Las otras alternativas eran el parque y el puerto. El andén de costa era un territorio de mañanas, sobre todo si llegaba algún barco de guerra. A las familias de Almería les sentaba muy bien aquellos paseos tranquilos a la orilla del mar, tomando el sol y respirando el aire cargado de yodo que nos regalaba el Mediterráneo.

No había un puerto único y homogéneo. El puerto tenía varios escenarios, con vidas distintas: no era lo mismo perderse por el espigón de Levante que caminar por el puerto pesquero. El espigón de Levante era una pasarela donde tenías la impresión de estar caminando sobre el mar, que nos iba invitando a penetrar hasta que llegábamos al balcón de las rocas, donde cerrábamos los ojos y rozábamos el faro con la yema de los dedos. Aquel rincón era el más solitario, la guarida de los pescadores y el refugio de las parejas de novios que se protegían de la humedad entre abrazos y besos. Desde las rocas podías ir brincando, siempre con mucho cuidado para no resbalarte, hasta la playa pequeña del Cable Inglés, un lugar que en los días de invierno se quedaba completamente vacío.

Casi todos íbamos al puerto con las manos vacías, solo a mirar. Mirábamos los barcos extranjeros con sus banderas multicolor y sus marineros que nos parecían de otro planeta, sobre todo los americanos, que eran tan altos como un mástil y tan exóticos como los veíamos en las películas. Al puerto también íbamos a nadar. Era la piscina de los pobres. Los que no tenían dinero para bañarse en la piscina sindical y tirarse desde sus trampolines reglamentarios, se conformaban con irse a la escalinata real y lanzarse de púa desde el muro de piedra, sin importarle el riesgo y la posibilidad de salir del agua con un barniz de aceite en el cuerpo.

Había quien prefería ir a pasear al parque, que también era un escenario de domingos.

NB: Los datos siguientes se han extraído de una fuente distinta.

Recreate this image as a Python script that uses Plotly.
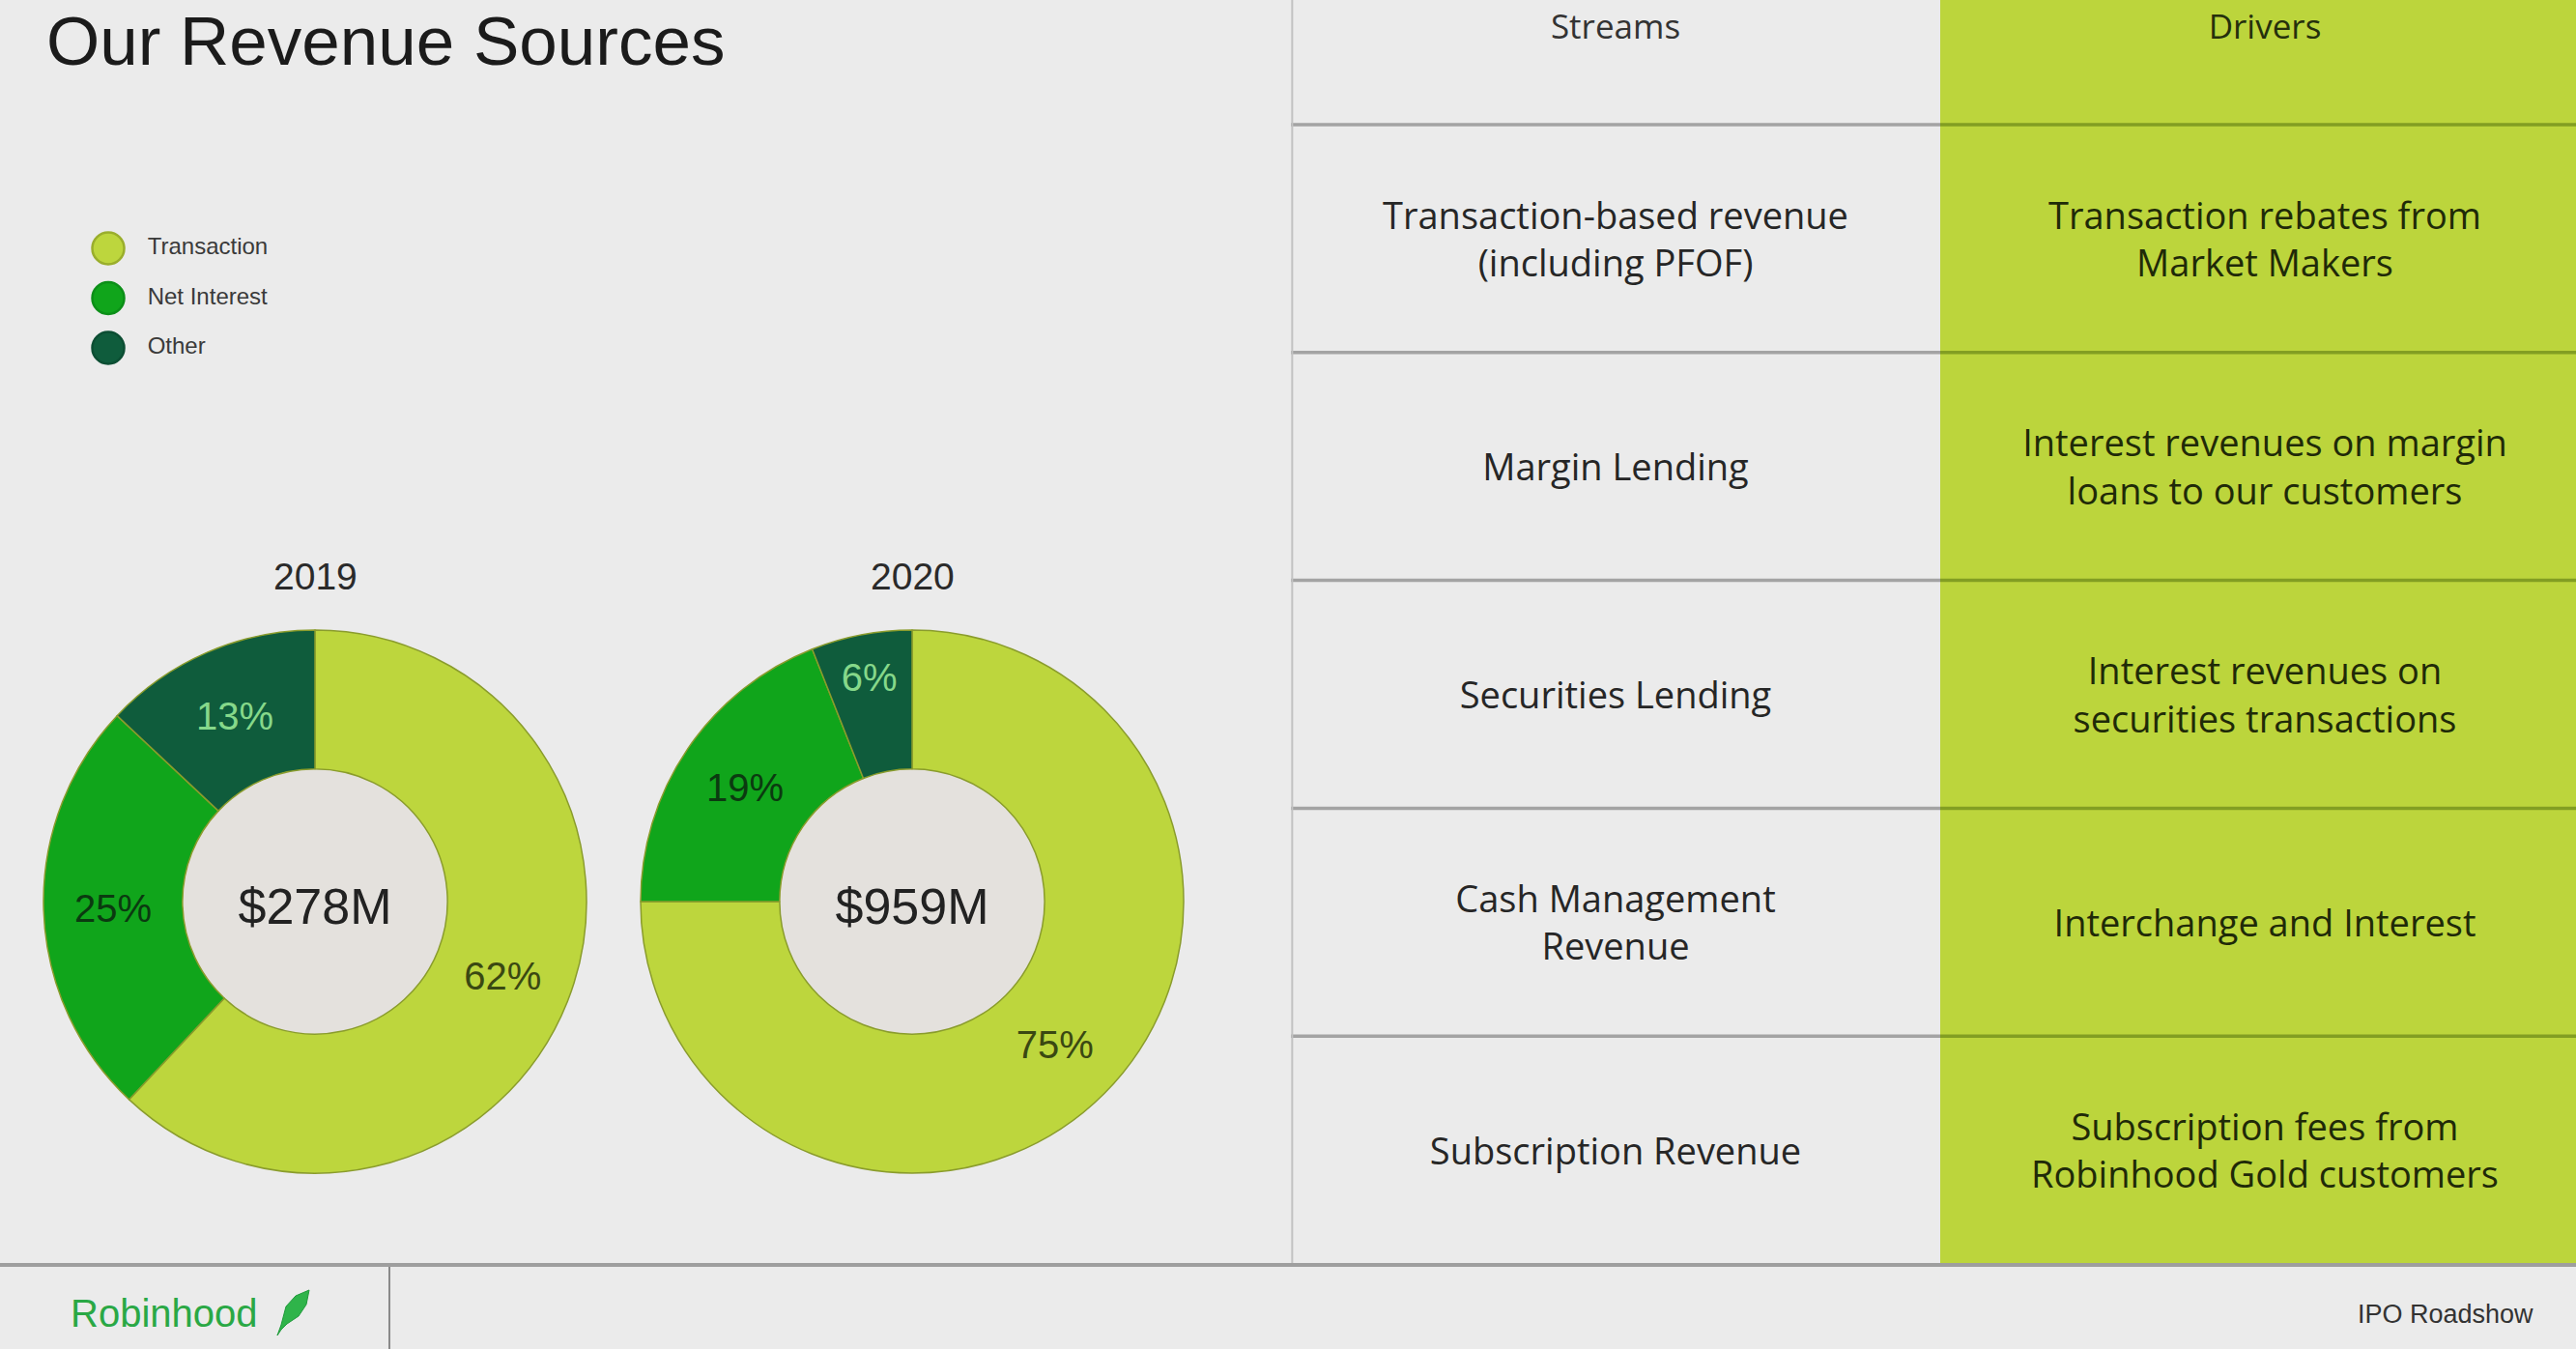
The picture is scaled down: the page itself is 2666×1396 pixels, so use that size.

Si en el puerto te bañabas de sol y de brisa marina, en el parque podías sentarse debajo de una sombra y pasar un rato viendo el deambular de la vida o leyendo un libro o un periódico. Teníamos para elegir, ya que contábamos con dos grandes parques que corrían paralelos al andén de costa, separados por la Carretera Nacional que a comienzos de los años setenta empezaba a tener ya un tránsito importante.

Si querías más intimidad y sobre todo más sombras, allí estaba el parque viejo con sus árboles centenarios y su alma tranquila, un escenario que los domingos se llenaba de madres que paseaban con los coches de los niños recién nacidos. El parque nuevo era otra historia, sobre todo cuando decidieron reformarlo y le quitaron las pérgolas de la posguerra que le daban un aire más reservado.

Los niños que no queríamos ni parque, ni paseo, ni puerto, teníamos siempre la alternativa de perdernos en la playa de las Almadrabillas, con el riesgo de mancharnos de aceite o de alquitrán la ropa limpia de los domingos. Otras veces, cuando tocaba aventura, cogíamos el camino que iba desde el andén del puerto al Faro, que los domingos se convertía en otra gran avenida cuando estaban de moda el Puente de Hierro y La Barraquilla, bares históricos que en un día festivo sacaban la ganancia de un mes.

Ir al Faro era un episodio extraordinario porque quedaba lejos y porque para llegar había que atravesar varios universos. Uno de ellos era el puerto pesquero y la lonja y otro el camino de los astilleros, donde siempre había obreros trabajando aunque fuera un domingo. Cuando por fin llegabas al Faro comprendías que había merecido la pena el esfuerzo. Allí te llenabas de soledad y te sentías el personaje más libre del mundo, aunque después no pudieras sentarte en las rocas ni tirarte al suelo para no manchar esa ropa extraordinaria que nos colocaban los domingos.